Exercise:
Starting at the first line of the listing below, retype each line up to and including the one that contains "from matplotlib.lines import Line2D". Leave pictures out.
☆ ☆ ☆ ☆
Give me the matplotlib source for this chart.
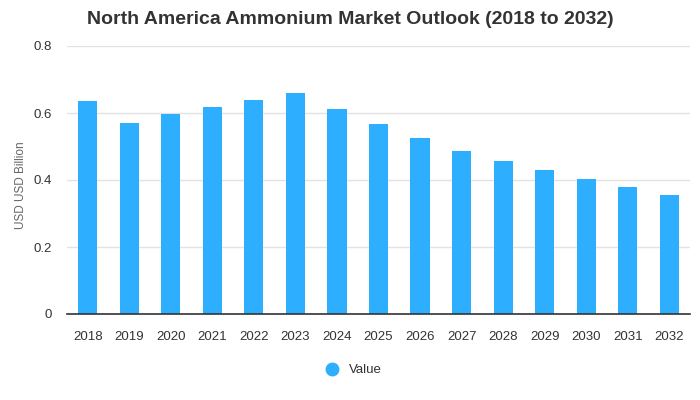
import matplotlib.pyplot as plt
from matplotlib.lines import Line2D

# ------------------------------------------------------------
# DATA
# ------------------------------------------------------------
years = ["2018", "2019", "2020", "2021", "2022", "2023", "2024", "2025",
         "2026", "2027", "2028", "2029", "2030", "2031", "2032"]
values = [0.637, 0.571, 0.598, 0.619, 0.640, 0.661, 0.613, 0.568,
          0.526, 0.487, 0.458, 0.431, 0.404, 0.380, 0.356]
y_ticks = [0, 0.2, 0.4, 0.6, 0.8]
y_labels = ["0", "0.2", "0.4", "0.6", "0.8"]

BAR_COLOR = "#2eaeff"
TEXT_COLOR = "#333333"

plt.rcParams["font.family"] = ["Liberation Sans", "DejaVu Sans"]

fig = plt.figure(figsize=(7, 4), dpi=100)
ax = fig.add_axes([67 / 700, 1 - 314 / 400, 623 / 700, 268 / 400])

x = range(len(years))
ax.bar(x, values, width=0.46, color=BAR_COLOR, zorder=3)

ax.set_xlim(-0.5, len(years) - 0.5)
ax.set_ylim(0, 0.8)
ax.set_yticks(y_ticks)
ax.set_yticklabels(y_labels)
ax.set_xticks(list(x))
ax.set_xticklabels(years)

ax.tick_params(axis="both", length=0, labelsize=9.5, colors=TEXT_COLOR)
ax.tick_params(axis="x", pad=12)
ax.tick_params(axis="y", pad=11)

ax.grid(axis="y", color="#e3e3e3", linewidth=1, zorder=0)
for side in ["top", "right", "left"]:
    ax.spines[side].set_visible(False)
ax.spines["bottom"].set_color("#333333")
ax.spines["bottom"].set_linewidth(1.2)
ax.spines["bottom"].set_zorder(4)

ax.set_ylabel("USD USD Billion", fontsize=8.5, color="#666666")
ax.yaxis.set_label_coords(-40 / 623, 0.48)

fig.text(0.5, 1 - 19 / 400, "North America Ammonium Market Outlook (2018 to 2032)",
         ha="center", va="center", fontsize=14, fontweight="bold", color=TEXT_COLOR)

handle = Line2D([], [], marker="o", linestyle="none", markersize=9,
                markerfacecolor=BAR_COLOR, markeredgecolor=BAR_COLOR)
fig.legend([handle], ["Value"], loc="center", bbox_to_anchor=(0.5, 1 - 370 / 400),
           frameon=False, fontsize=9.5, handletextpad=0.3, labelcolor=TEXT_COLOR)

fig.savefig("out.png", dpi=100)
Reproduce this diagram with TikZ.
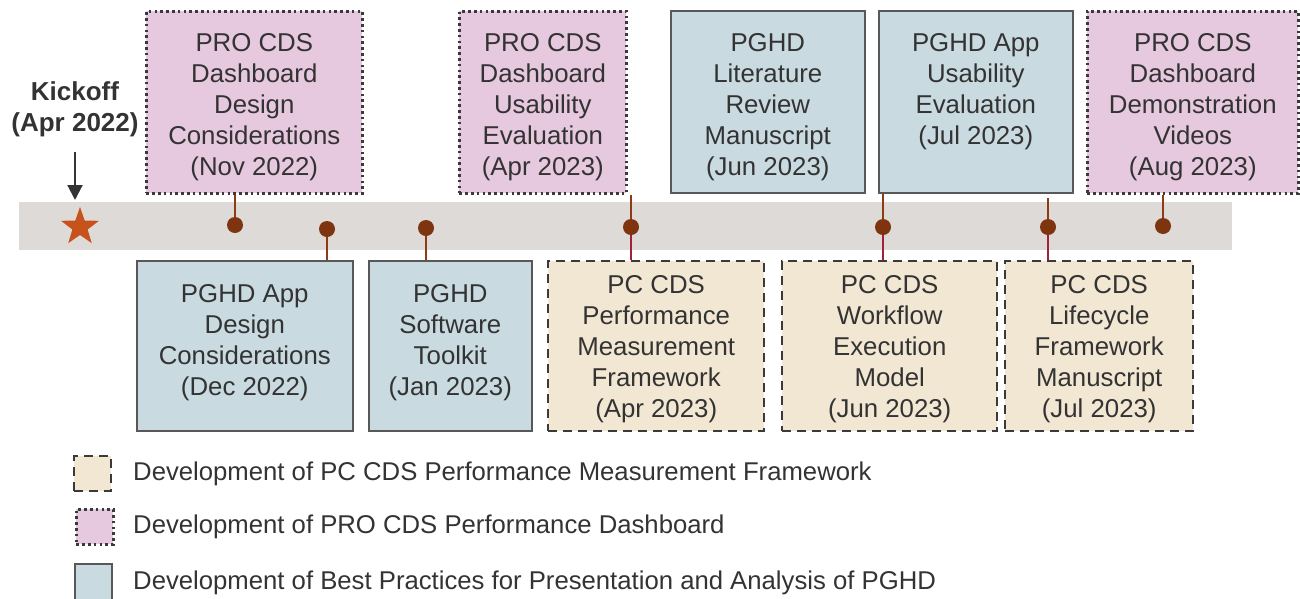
\documentclass[tikz,border=0pt]{standalone}
\usepackage{fontspec}
\setmainfont{Liberation Sans}
\usetikzlibrary{shapes.geometric,arrows.meta}
\definecolor{band}{HTML}{DEDAD8}
\definecolor{pinkfill}{HTML}{E6C8DF}
\definecolor{bluefill}{HTML}{C9DAE1}
\definecolor{beigefill}{HTML}{F2E7D3}
\definecolor{edge}{HTML}{3A3A3A}
\definecolor{ink}{HTML}{333333}
\definecolor{stembrown}{HTML}{8E3A12}
\definecolor{stemred}{HTML}{A2213A}
\definecolor{dotbrown}{HTML}{7F3410}
\definecolor{starorange}{HTML}{C8521B}
\tikzset{
  box/.style={rectangle, inner sep=0pt, anchor=north west},
  probox/.style={box, fill=pinkfill, draw=edge, line width=2.6pt, dash pattern=on 2.6pt off 3.2pt},
  pghdbox/.style={box, fill=bluefill, draw=edge!85, line width=1.6pt},
  pcbox/.style={box, fill=beigefill, draw=edge, line width=2.4pt, dash pattern=on 9pt off 6pt},
  label/.style={font=\fontsize{25.8}{31}\selectfont, text=ink, align=center, inner sep=0pt},
  legendtext/.style={font=\fontsize{25.7}{31}\selectfont, text=ink, anchor=west, inner sep=0pt},
  dot/.style={circle, fill=dotbrown, minimum size=16pt, inner sep=0pt},
  stemup/.style={draw=stembrown, line width=2.4pt},
  stemdown/.style={draw=stemred, line width=2.4pt},
}
\begin{document}
\begin{tikzpicture}[x=1pt,y=-1pt]
\useasboundingbox (0,0) rectangle (1300,598);

% timeline band
\fill[band] (19,202) rectangle (1232,250);

% milestones above the timeline
\node[probox, minimum width=216pt, minimum height=182pt] (t1) at (145,10) {};
\node[label] at ([yshift=-5pt]t1.center) {PRO CDS\\Dashboard\\Design\\Considerations\\(Nov 2022)};
\node[probox, minimum width=167pt, minimum height=182pt] (t2) at (458,10) {};
\node[label] at ([yshift=-5pt]t2.center) {PRO CDS\\Dashboard\\Usability\\Evaluation\\(Apr 2023)};
\node[pghdbox, minimum width=194pt, minimum height=182pt] (t3) at (670,10) {};
\node[label] at ([yshift=-5pt]t3.center) {PGHD\\Literature\\Review\\Manuscript\\(Jun 2023)};
\node[pghdbox, minimum width=194pt, minimum height=182pt] (t4) at (878,10) {};
\node[label, anchor=north] at ([yshift=-23pt]t4.north) {PGHD App\\Usability\\Evaluation\\(Jul 2023)};
\node[probox, minimum width=211pt, minimum height=182pt] (t5) at (1086,10) {};
\node[label] at ([yshift=-5pt]t5.center) {PRO CDS\\Dashboard\\Demonstration\\Videos\\(Aug 2023)};

% milestones below the timeline
\node[pghdbox, minimum width=216pt, minimum height=170pt] (b1) at (136,260) {};
\node[label] at ([yshift=3pt]b1.center) {PGHD App\\Design\\Considerations\\(Dec 2022)};
\node[pghdbox, minimum width=163pt, minimum height=170pt] (b2) at (368,260) {};
\node[label] at ([yshift=3pt]b2.center) {PGHD\\Software\\Toolkit\\(Jan 2023)};
\node[pcbox, minimum width=216pt, minimum height=170pt] (b3) at (547,260) {};
\node[label] at ([yshift=-3pt]b3.center) {PC CDS\\Performance\\Measurement\\Framework\\(Apr 2023)};
\node[pcbox, minimum width=215pt, minimum height=170pt] (b4) at (781,260) {};
\node[label] at ([yshift=-3pt]b4.center) {PC CDS\\Workflow\\Execution\\Model\\(Jun 2023)};
\node[pcbox, minimum width=188pt, minimum height=170pt] (b5) at (1004,260) {};
\node[label] at ([yshift=-3pt]b5.center) {PC CDS\\Lifecycle\\Framework\\Manuscript\\(Jul 2023)};

% milestone markers on the band
\coordinate (d1) at (235,225);
\coordinate (d2) at (327,229);
\coordinate (d3) at (426,228);
\coordinate (d4) at (631,227);
\coordinate (d5) at (883,227);
\coordinate (d6) at (1048,227);
\coordinate (d7) at (1163,226);

\draw[stemup] (d1) -- (d1 |- t1.south);
\draw[stemup] (d2) -- (d2 |- b1.north);
\draw[stemup] (d3) -- (d3 |- b2.north);
\draw[stemup] (d4) -- (d4 |- t2.south);
\draw[stemdown] (d4) -- (d4 |- b3.north);
\draw[stemup] (d5) -- (d5 |- t4.south);
\draw[stemdown] (d5) -- (d5 |- b4.north);
\draw[stemup] (d6) -- ([yshift=-4pt]d6 |- t4.south);
\draw[stemdown] (d6) -- (d6 |- b5.north);
\draw[stemup] (d7) -- (d7 |- t5.south);

\foreach \d in {d1,d2,d3,d4,d5,d6,d7}
  \node[dot] at (\d) {};

% kickoff
\node[star, star points=5, star point ratio=2.5, minimum size=40pt, inner sep=0pt, fill=starorange] (kstar) at (80,227) {};
\node[font=\bfseries\fontsize{26}{31}\selectfont, text=ink, align=center, inner sep=0pt] (kick) at (75,109) {Kickoff\\(Apr 2022)};
\coordinate (kend) at (75,200);
\draw[draw=ink, line width=2pt, -{Triangle[width=15pt,length=15pt]}] (kick.south -| kend) ++(0,15) -- (kend);

% legend
\node[pcbox, minimum width=37pt, minimum height=35pt] (lg1) at (73,455) {};
\node[legendtext] (lt1) at (133,474) {Development of PC CDS Performance Measurement Framework};
\node[probox, minimum width=37pt, minimum height=35pt] (lg2) at (75,508) {};
\node[legendtext] (lt2) at (133,527) {Development of PRO CDS Performance Dashboard};
\node[pghdbox, minimum width=37pt, minimum height=40pt] (lg3) at (74,563) {};
\node[legendtext] (lt3) at (133,583) {Development of Best Practices for Presentation and Analysis of PGHD};
\end{tikzpicture}
\end{document}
☆ ☆ ☆ ☆
Result of the task:
Give me the matplotlib source for this chart.
import matplotlib.pyplot as plt
from matplotlib.lines import Line2D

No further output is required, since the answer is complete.